** BEGIN PROVIDED MATERIAL **

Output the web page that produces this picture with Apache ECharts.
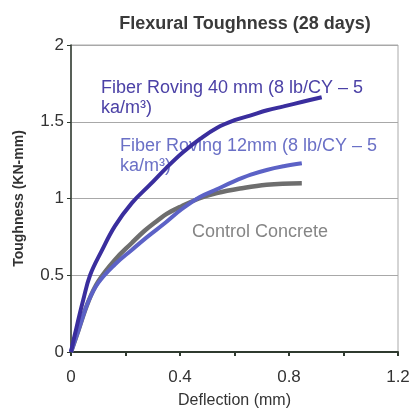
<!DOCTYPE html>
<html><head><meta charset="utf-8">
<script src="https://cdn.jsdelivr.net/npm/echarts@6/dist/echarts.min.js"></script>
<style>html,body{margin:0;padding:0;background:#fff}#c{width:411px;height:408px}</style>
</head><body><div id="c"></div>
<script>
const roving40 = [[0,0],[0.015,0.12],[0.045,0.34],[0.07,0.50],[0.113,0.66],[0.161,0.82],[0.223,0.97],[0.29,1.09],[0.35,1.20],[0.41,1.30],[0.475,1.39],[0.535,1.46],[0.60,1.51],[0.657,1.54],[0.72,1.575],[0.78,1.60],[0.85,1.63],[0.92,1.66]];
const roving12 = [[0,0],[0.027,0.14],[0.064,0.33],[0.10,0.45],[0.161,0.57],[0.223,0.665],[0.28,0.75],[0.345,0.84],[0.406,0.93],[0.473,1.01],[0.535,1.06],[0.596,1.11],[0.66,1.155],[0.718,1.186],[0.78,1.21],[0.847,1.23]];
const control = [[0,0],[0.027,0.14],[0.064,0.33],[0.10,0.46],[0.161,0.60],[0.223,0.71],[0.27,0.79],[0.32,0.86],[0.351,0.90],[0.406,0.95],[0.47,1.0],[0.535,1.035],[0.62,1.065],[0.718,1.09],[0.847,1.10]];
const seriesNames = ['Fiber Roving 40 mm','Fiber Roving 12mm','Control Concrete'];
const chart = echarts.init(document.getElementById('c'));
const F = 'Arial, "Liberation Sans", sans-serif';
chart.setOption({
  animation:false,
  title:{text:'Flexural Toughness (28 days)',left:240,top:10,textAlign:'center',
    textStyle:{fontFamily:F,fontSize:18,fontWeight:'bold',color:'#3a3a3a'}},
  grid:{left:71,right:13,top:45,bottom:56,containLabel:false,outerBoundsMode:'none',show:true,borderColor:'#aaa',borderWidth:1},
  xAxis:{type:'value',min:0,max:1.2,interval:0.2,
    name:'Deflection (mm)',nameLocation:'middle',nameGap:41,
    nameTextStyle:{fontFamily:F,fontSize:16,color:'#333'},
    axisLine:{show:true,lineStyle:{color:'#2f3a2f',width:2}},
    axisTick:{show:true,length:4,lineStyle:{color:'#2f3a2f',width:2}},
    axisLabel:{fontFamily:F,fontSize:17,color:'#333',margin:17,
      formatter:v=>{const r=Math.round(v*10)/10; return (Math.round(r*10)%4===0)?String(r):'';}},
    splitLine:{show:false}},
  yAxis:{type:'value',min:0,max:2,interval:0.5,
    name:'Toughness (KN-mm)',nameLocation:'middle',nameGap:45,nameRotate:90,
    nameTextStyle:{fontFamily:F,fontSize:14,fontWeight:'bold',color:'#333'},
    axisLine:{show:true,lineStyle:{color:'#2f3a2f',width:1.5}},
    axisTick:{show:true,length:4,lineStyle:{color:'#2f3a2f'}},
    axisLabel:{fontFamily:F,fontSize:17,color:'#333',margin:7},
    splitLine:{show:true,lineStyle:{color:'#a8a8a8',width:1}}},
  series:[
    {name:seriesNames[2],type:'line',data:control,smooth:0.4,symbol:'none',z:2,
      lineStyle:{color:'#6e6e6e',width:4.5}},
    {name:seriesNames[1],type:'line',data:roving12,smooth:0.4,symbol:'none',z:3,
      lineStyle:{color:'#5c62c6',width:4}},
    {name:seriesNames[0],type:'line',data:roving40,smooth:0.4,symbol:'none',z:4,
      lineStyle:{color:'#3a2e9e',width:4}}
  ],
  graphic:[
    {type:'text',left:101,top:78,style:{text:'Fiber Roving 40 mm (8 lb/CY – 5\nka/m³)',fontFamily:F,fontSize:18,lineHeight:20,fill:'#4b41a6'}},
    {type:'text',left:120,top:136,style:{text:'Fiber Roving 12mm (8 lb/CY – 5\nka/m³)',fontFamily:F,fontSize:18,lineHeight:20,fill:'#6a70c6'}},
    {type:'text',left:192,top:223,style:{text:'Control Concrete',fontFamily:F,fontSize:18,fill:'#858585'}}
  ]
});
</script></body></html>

** END PROVIDED MATERIAL **

* [AIM OF THE TASK]: Repeat the material above in full and exactly, omitting the pictures.

* [COMPLETE ANSWER]:
Output the web page that produces this picture with Apache ECharts.
<!DOCTYPE html>
<html><head><meta charset="utf-8">
<script src="https://cdn.jsdelivr.net/npm/echarts@6/dist/echarts.min.js"></script>
<style>html,body{margin:0;padding:0;background:#fff}#c{width:411px;height:408px}</style>
</head><body><div id="c"></div>
<script>
const roving40 = [[0,0],[0.015,0.12],[0.045,0.34],[0.07,0.50],[0.113,0.66],[0.161,0.82],[0.223,0.97],[0.29,1.09],[0.35,1.20],[0.41,1.30],[0.475,1.39],[0.535,1.46],[0.60,1.51],[0.657,1.54],[0.72,1.575],[0.78,1.60],[0.85,1.63],[0.92,1.66]];
const roving12 = [[0,0],[0.027,0.14],[0.064,0.33],[0.10,0.45],[0.161,0.57],[0.223,0.665],[0.28,0.75],[0.345,0.84],[0.406,0.93],[0.473,1.01],[0.535,1.06],[0.596,1.11],[0.66,1.155],[0.718,1.186],[0.78,1.21],[0.847,1.23]];
const control = [[0,0],[0.027,0.14],[0.064,0.33],[0.10,0.46],[0.161,0.60],[0.223,0.71],[0.27,0.79],[0.32,0.86],[0.351,0.90],[0.406,0.95],[0.47,1.0],[0.535,1.035],[0.62,1.065],[0.718,1.09],[0.847,1.10]];
const seriesNames = ['Fiber Roving 40 mm','Fiber Roving 12mm','Control Concrete'];
const chart = echarts.init(document.getElementById('c'));
const F = 'Arial, "Liberation Sans", sans-serif';
chart.setOption({
  animation:false,
  title:{text:'Flexural Toughness (28 days)',left:240,top:10,textAlign:'center',
    textStyle:{fontFamily:F,fontSize:18,fontWeight:'bold',color:'#3a3a3a'}},
  grid:{left:71,right:13,top:45,bottom:56,containLabel:false,outerBoundsMode:'none',show:true,borderColor:'#aaa',borderWidth:1},
  xAxis:{type:'value',min:0,max:1.2,interval:0.2,
    name:'Deflection (mm)',nameLocation:'middle',nameGap:41,
    nameTextStyle:{fontFamily:F,fontSize:16,color:'#333'},
    axisLine:{show:true,lineStyle:{color:'#2f3a2f',width:2}},
    axisTick:{show:true,length:4,lineStyle:{color:'#2f3a2f',width:2}},
    axisLabel:{fontFamily:F,fontSize:17,color:'#333',margin:17,
      formatter:v=>{const r=Math.round(v*10)/10; return (Math.round(r*10)%4===0)?String(r):'';}},
    splitLine:{show:false}},
  yAxis:{type:'value',min:0,max:2,interval:0.5,
    name:'Toughness (KN-mm)',nameLocation:'middle',nameGap:45,nameRotate:90,
    nameTextStyle:{fontFamily:F,fontSize:14,fontWeight:'bold',color:'#333'},
    axisLine:{show:true,lineStyle:{color:'#2f3a2f',width:1.5}},
    axisTick:{show:true,length:4,lineStyle:{color:'#2f3a2f'}},
    axisLabel:{fontFamily:F,fontSize:17,color:'#333',margin:7},
    splitLine:{show:true,lineStyle:{color:'#a8a8a8',width:1}}},
  series:[
    {name:seriesNames[2],type:'line',data:control,smooth:0.4,symbol:'none',z:2,
      lineStyle:{color:'#6e6e6e',width:4.5}},
    {name:seriesNames[1],type:'line',data:roving12,smooth:0.4,symbol:'none',z:3,
      lineStyle:{color:'#5c62c6',width:4}},
    {name:seriesNames[0],type:'line',data:roving40,smooth:0.4,symbol:'none',z:4,
      lineStyle:{color:'#3a2e9e',width:4}}
  ],
  graphic:[
    {type:'text',left:101,top:78,style:{text:'Fiber Roving 40 mm (8 lb/CY – 5\nka/m³)',fontFamily:F,fontSize:18,lineHeight:20,fill:'#4b41a6'}},
    {type:'text',left:120,top:136,style:{text:'Fiber Roving 12mm (8 lb/CY – 5\nka/m³)',fontFamily:F,fontSize:18,lineHeight:20,fill:'#6a70c6'}},
    {type:'text',left:192,top:223,style:{text:'Control Concrete',fontFamily:F,fontSize:18,fill:'#858585'}}
  ]
});
</script></body></html>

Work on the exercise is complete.